By Pete Schroeder

WASHINGTON (Reuters) – The U.S. Federal Reserve said Friday the U.S. banking system remains strong despite heightened volatility and geopolitical risk, but cautioned them against prime brokerage services that come with heightened risk.

In its latest bank supervision report, the Fed offered an upbeat take on the strength of U.S. banks, noting they continue to enjoy robust capital and liquidity levels, and asset quality improved in the second half of 2021.

However, the central bank noted that the Russian invasion of Ukraine has ramped up potential risk for the financial sector.

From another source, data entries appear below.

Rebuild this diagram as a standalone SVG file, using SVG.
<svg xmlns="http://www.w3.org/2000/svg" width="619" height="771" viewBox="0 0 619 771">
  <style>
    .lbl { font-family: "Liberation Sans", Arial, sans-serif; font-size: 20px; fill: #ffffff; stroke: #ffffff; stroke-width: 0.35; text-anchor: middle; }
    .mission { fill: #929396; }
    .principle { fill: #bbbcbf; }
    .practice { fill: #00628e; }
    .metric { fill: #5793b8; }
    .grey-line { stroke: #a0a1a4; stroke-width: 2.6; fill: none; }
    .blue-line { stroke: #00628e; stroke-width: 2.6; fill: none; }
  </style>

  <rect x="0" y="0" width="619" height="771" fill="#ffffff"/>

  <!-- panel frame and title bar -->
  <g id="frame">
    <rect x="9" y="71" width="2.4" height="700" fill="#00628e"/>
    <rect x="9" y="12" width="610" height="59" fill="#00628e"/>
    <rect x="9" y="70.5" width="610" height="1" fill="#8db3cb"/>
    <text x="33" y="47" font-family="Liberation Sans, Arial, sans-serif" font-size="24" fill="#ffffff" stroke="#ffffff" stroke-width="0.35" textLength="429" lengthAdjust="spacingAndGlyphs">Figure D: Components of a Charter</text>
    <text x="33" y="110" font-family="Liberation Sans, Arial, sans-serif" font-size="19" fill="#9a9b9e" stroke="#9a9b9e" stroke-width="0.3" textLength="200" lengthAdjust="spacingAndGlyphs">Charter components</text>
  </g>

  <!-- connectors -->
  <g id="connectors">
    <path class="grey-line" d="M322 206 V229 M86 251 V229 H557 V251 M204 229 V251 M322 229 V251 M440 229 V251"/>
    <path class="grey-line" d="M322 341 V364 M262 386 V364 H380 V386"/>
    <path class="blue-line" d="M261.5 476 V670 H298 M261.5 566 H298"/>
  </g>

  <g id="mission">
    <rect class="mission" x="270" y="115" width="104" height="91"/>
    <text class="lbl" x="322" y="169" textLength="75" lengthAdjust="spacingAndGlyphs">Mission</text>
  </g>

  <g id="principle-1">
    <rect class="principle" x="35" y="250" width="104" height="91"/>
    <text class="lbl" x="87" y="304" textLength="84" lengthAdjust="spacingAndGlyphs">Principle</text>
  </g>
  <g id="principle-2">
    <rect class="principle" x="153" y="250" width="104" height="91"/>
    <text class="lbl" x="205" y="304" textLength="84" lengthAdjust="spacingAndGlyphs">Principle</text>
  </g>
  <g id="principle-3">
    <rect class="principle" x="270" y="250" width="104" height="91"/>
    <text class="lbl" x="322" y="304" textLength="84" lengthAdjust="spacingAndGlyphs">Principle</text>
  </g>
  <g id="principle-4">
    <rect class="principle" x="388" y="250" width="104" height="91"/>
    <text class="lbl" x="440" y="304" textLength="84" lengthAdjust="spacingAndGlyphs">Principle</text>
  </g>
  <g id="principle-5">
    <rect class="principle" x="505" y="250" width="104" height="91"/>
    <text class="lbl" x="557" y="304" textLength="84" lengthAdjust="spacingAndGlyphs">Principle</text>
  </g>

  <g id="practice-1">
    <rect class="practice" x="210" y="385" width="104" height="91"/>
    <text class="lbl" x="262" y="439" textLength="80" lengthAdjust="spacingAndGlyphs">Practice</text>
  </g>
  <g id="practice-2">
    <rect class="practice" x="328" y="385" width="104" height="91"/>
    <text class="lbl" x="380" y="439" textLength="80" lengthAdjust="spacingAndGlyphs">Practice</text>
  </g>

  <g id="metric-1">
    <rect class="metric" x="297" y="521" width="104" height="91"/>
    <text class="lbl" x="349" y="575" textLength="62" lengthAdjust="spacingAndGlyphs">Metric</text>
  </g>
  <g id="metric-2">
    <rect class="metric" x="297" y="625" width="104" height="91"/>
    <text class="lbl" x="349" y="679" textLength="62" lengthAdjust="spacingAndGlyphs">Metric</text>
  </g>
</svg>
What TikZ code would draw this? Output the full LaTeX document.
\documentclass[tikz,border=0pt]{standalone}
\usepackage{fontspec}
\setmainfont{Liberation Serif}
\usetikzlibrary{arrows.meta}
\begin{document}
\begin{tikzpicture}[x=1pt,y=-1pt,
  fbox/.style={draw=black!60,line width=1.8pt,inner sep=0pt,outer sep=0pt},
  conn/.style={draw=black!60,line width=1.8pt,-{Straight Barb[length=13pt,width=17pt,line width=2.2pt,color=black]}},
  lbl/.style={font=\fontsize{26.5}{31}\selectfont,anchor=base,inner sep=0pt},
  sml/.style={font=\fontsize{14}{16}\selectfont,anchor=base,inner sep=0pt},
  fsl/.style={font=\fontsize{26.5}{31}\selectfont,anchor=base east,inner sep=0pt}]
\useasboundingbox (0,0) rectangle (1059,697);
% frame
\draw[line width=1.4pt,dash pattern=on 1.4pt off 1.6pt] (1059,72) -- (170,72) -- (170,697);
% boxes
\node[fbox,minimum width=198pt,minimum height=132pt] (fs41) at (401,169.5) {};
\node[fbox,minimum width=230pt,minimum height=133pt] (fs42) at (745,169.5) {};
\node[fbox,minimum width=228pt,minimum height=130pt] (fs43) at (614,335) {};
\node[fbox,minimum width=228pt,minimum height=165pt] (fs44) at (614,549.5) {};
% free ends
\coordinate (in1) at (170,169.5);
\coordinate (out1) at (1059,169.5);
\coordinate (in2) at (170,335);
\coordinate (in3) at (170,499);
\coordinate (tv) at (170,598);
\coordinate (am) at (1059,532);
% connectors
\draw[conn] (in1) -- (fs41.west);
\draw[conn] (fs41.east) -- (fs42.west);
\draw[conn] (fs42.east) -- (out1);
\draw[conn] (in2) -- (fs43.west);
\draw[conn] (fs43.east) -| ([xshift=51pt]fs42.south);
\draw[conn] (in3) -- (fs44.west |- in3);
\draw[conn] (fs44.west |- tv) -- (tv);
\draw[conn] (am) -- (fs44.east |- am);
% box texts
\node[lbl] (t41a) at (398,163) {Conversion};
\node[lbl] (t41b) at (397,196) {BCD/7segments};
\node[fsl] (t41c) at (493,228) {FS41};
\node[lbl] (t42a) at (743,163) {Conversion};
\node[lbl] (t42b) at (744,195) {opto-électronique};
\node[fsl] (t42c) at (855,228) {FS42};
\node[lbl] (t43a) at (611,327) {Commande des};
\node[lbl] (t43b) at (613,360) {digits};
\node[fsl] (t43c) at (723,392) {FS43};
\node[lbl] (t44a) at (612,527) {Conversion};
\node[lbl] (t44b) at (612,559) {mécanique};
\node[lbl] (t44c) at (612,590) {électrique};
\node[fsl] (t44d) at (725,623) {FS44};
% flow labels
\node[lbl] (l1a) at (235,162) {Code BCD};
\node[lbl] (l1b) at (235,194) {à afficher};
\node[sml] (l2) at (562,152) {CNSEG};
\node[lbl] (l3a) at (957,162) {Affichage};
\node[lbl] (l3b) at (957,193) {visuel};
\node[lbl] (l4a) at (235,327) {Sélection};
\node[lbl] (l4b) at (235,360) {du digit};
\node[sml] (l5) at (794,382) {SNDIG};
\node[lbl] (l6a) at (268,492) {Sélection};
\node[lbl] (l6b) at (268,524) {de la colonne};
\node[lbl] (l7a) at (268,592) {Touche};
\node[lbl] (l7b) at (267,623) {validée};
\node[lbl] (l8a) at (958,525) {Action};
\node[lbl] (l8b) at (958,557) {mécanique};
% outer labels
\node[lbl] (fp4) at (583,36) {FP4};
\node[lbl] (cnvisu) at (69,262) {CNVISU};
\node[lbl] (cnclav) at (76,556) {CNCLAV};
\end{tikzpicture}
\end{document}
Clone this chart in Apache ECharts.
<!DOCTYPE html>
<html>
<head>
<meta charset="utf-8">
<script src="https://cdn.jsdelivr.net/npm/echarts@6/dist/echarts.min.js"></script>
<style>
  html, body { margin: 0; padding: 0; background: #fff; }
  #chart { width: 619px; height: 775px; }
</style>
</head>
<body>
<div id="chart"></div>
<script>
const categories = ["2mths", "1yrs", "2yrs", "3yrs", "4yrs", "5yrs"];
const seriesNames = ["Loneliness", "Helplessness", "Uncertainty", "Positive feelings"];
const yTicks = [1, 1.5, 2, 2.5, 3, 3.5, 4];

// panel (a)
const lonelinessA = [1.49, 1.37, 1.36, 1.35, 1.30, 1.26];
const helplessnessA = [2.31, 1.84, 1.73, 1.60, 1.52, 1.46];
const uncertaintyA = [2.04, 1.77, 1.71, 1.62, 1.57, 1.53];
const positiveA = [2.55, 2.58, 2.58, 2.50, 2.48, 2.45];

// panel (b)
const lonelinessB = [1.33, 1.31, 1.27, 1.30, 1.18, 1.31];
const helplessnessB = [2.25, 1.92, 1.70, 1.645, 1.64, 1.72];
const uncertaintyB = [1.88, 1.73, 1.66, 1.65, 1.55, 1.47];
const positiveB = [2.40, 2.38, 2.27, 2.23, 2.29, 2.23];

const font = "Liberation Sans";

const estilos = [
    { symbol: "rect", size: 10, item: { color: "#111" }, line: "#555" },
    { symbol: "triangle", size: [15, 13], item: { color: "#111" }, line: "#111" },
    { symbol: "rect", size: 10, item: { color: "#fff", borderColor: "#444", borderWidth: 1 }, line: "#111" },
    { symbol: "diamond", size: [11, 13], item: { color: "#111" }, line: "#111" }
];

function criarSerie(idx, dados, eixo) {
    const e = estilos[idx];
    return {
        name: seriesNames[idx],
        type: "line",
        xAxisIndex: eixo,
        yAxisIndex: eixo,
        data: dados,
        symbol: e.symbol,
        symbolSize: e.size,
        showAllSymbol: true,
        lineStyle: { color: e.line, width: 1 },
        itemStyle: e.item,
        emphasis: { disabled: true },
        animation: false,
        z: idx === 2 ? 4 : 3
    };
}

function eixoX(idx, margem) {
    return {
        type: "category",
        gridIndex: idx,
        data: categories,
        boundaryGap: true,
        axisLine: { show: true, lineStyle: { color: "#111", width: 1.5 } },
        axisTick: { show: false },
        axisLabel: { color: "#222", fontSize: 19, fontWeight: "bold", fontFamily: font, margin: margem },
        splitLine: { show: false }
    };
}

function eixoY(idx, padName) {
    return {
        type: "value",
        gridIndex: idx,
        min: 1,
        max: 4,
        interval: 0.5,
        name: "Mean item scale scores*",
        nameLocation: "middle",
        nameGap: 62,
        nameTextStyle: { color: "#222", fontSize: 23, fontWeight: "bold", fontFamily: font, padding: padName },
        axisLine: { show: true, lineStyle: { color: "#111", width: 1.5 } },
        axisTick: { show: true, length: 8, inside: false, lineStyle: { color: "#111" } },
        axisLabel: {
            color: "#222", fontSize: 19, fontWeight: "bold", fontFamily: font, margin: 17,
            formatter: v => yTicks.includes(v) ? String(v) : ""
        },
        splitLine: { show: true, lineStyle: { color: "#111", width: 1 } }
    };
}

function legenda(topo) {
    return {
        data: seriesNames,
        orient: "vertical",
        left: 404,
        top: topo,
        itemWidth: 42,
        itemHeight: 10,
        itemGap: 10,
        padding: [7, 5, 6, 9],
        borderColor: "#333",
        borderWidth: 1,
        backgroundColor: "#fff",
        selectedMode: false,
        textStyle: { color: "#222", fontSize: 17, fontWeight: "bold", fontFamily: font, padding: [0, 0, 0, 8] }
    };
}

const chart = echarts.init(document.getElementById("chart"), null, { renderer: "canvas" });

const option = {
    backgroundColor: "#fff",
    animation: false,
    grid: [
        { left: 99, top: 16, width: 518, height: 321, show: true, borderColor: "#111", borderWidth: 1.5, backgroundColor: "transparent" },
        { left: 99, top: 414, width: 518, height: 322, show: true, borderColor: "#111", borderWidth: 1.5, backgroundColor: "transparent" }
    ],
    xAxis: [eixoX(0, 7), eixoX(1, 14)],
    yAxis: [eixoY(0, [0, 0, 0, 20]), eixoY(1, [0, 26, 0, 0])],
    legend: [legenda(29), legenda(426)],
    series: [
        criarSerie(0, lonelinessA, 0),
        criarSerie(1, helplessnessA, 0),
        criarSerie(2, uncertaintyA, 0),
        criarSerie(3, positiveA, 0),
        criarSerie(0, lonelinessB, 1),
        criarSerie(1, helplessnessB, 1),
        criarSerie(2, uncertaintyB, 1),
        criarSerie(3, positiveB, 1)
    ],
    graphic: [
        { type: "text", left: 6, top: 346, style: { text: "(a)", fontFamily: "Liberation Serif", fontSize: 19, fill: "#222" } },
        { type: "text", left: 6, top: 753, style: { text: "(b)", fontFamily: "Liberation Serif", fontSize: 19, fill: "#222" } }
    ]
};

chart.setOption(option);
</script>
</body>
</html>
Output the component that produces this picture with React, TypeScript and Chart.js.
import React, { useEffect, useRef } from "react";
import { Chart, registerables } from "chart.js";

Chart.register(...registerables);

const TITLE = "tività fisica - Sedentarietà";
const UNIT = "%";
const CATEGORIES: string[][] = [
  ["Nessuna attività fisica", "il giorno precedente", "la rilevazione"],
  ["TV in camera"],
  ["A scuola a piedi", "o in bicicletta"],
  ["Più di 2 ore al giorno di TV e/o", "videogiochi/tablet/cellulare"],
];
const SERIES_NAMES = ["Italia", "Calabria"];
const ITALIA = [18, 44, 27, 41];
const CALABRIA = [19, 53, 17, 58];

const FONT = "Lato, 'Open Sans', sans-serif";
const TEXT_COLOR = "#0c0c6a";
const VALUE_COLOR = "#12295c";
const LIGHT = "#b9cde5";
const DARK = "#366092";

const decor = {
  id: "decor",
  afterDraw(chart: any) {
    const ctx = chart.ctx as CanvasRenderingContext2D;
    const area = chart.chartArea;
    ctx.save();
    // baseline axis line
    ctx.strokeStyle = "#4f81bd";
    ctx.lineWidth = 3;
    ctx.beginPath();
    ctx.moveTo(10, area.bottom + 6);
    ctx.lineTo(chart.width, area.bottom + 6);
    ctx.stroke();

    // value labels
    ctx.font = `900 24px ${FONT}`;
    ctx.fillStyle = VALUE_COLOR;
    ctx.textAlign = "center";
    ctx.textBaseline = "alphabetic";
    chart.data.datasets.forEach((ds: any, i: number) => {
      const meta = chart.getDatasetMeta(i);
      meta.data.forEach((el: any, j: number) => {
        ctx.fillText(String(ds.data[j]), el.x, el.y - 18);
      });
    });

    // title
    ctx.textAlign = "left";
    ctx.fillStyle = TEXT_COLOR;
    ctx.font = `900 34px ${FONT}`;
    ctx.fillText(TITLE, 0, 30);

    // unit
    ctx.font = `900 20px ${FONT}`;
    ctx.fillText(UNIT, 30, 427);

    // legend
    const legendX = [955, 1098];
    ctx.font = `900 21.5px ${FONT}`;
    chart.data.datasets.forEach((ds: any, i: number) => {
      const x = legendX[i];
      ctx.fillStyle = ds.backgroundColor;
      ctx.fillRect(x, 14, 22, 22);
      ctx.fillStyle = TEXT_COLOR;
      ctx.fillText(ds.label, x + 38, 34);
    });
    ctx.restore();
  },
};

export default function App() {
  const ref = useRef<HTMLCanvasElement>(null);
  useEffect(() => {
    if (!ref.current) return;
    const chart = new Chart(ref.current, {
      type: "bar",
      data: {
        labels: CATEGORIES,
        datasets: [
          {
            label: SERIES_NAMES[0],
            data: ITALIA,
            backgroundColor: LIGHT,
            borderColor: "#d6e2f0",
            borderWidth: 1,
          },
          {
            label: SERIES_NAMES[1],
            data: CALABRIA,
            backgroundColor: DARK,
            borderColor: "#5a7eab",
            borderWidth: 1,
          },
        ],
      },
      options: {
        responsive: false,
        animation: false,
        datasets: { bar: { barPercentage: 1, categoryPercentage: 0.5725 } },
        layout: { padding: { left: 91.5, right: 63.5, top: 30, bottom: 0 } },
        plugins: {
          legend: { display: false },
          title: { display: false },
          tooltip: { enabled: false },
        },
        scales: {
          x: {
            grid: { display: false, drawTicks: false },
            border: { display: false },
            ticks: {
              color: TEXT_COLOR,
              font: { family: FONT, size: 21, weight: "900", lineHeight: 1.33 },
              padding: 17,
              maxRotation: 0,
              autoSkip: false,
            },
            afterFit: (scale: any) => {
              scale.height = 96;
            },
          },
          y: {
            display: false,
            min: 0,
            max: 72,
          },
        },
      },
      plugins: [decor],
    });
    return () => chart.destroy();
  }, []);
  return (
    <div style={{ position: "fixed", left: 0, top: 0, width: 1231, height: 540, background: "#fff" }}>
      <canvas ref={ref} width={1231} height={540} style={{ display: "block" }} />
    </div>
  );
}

While U.S. banks’ direct exposure to Russia is relatively limited, there are several related factors that could weigh on the industry, including volatility in commodity prices and heightened cybersecurity risk.

The Fed said its supervisors will be closely monitoring banks to see how they weather the turmoil coming from those heightened geopolitical tensions.

Separately, the Fed also cautioned banks that offering prime brokerage services to large investment funds carries with it “significant risks.” Citing the 2021 collapse of Archegos Capital Management, which left a handful of banks with billions of dollars in losses, the Fed noted that banks need to be on strict guard if they wish to do business in the highly complex and opaque area of the market.

“Strong risk management and controls are critical to the safety and soundness of a bank that provides these services,” the report stated.

In December, the Fed warned banks, particularly those with large derivatives portfolios and relationships with investment funds, that they should not rely on incomplete or unverified information from fund clients, and should consider not doing business with firms that resist supplying the necessary information to gauge risk.